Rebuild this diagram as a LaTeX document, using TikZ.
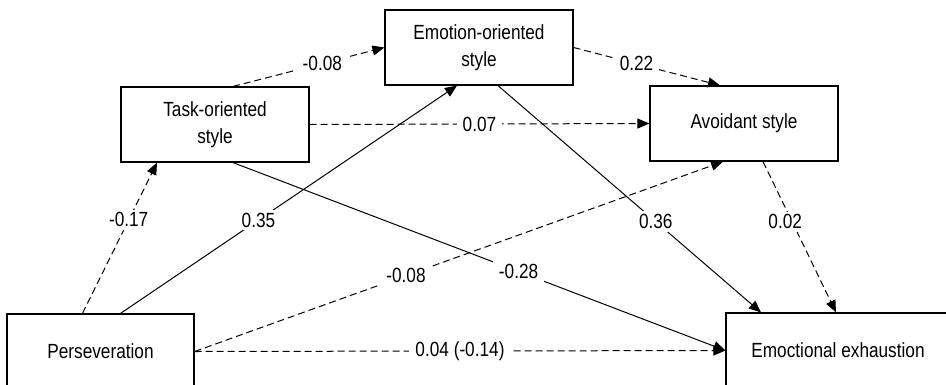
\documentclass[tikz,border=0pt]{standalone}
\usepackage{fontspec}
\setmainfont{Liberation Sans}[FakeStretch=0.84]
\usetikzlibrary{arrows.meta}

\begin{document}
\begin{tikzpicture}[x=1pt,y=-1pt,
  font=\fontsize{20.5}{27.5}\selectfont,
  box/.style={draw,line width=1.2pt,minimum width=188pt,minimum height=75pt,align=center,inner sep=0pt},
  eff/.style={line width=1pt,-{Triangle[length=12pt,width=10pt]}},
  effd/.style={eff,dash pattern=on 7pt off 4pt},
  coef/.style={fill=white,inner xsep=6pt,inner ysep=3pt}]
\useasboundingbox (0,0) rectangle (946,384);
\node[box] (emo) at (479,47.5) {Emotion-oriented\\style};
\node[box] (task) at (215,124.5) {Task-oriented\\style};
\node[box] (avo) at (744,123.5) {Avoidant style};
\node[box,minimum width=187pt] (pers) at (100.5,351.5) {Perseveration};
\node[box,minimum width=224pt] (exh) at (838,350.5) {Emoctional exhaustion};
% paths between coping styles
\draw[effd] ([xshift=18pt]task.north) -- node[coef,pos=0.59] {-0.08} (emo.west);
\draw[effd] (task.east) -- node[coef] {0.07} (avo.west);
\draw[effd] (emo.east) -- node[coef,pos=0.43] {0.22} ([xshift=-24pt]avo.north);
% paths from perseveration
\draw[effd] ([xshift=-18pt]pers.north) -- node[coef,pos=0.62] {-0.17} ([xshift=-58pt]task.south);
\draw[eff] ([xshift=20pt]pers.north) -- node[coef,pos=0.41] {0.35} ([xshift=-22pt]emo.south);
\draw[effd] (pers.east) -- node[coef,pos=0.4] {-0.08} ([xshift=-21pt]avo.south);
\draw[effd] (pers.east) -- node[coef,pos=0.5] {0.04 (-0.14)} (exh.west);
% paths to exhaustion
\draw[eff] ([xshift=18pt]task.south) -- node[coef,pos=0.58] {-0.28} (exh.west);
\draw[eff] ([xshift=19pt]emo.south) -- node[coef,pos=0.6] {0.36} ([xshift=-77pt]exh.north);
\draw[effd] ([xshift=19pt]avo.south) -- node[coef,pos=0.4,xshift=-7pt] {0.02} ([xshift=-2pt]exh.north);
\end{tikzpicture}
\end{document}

===

# GOAL
Retype the whole listing, keeping every line identical and omitting all pictures.

# OUTPUT BELOW
Rebuild this diagram as a LaTeX document, using TikZ.
\documentclass[tikz,border=0pt]{standalone}
\usepackage{fontspec}
\setmainfont{Liberation Sans}[FakeStretch=0.84]
\usetikzlibrary{arrows.meta}

\begin{document}
\begin{tikzpicture}[x=1pt,y=-1pt,
  font=\fontsize{20.5}{27.5}\selectfont,
  box/.style={draw,line width=1.2pt,minimum width=188pt,minimum height=75pt,align=center,inner sep=0pt},
  eff/.style={line width=1pt,-{Triangle[length=12pt,width=10pt]}},
  effd/.style={eff,dash pattern=on 7pt off 4pt},
  coef/.style={fill=white,inner xsep=6pt,inner ysep=3pt}]
\useasboundingbox (0,0) rectangle (946,384);
\node[box] (emo) at (479,47.5) {Emotion-oriented\\style};
\node[box] (task) at (215,124.5) {Task-oriented\\style};
\node[box] (avo) at (744,123.5) {Avoidant style};
\node[box,minimum width=187pt] (pers) at (100.5,351.5) {Perseveration};
\node[box,minimum width=224pt] (exh) at (838,350.5) {Emoctional exhaustion};
% paths between coping styles
\draw[effd] ([xshift=18pt]task.north) -- node[coef,pos=0.59] {-0.08} (emo.west);
\draw[effd] (task.east) -- node[coef] {0.07} (avo.west);
\draw[effd] (emo.east) -- node[coef,pos=0.43] {0.22} ([xshift=-24pt]avo.north);
% paths from perseveration
\draw[effd] ([xshift=-18pt]pers.north) -- node[coef,pos=0.62] {-0.17} ([xshift=-58pt]task.south);
\draw[eff] ([xshift=20pt]pers.north) -- node[coef,pos=0.41] {0.35} ([xshift=-22pt]emo.south);
\draw[effd] (pers.east) -- node[coef,pos=0.4] {-0.08} ([xshift=-21pt]avo.south);
\draw[effd] (pers.east) -- node[coef,pos=0.5] {0.04 (-0.14)} (exh.west);
% paths to exhaustion
\draw[eff] ([xshift=18pt]task.south) -- node[coef,pos=0.58] {-0.28} (exh.west);
\draw[eff] ([xshift=19pt]emo.south) -- node[coef,pos=0.6] {0.36} ([xshift=-77pt]exh.north);
\draw[effd] ([xshift=19pt]avo.south) -- node[coef,pos=0.4,xshift=-7pt] {0.02} ([xshift=-2pt]exh.north);
\end{tikzpicture}
\end{document}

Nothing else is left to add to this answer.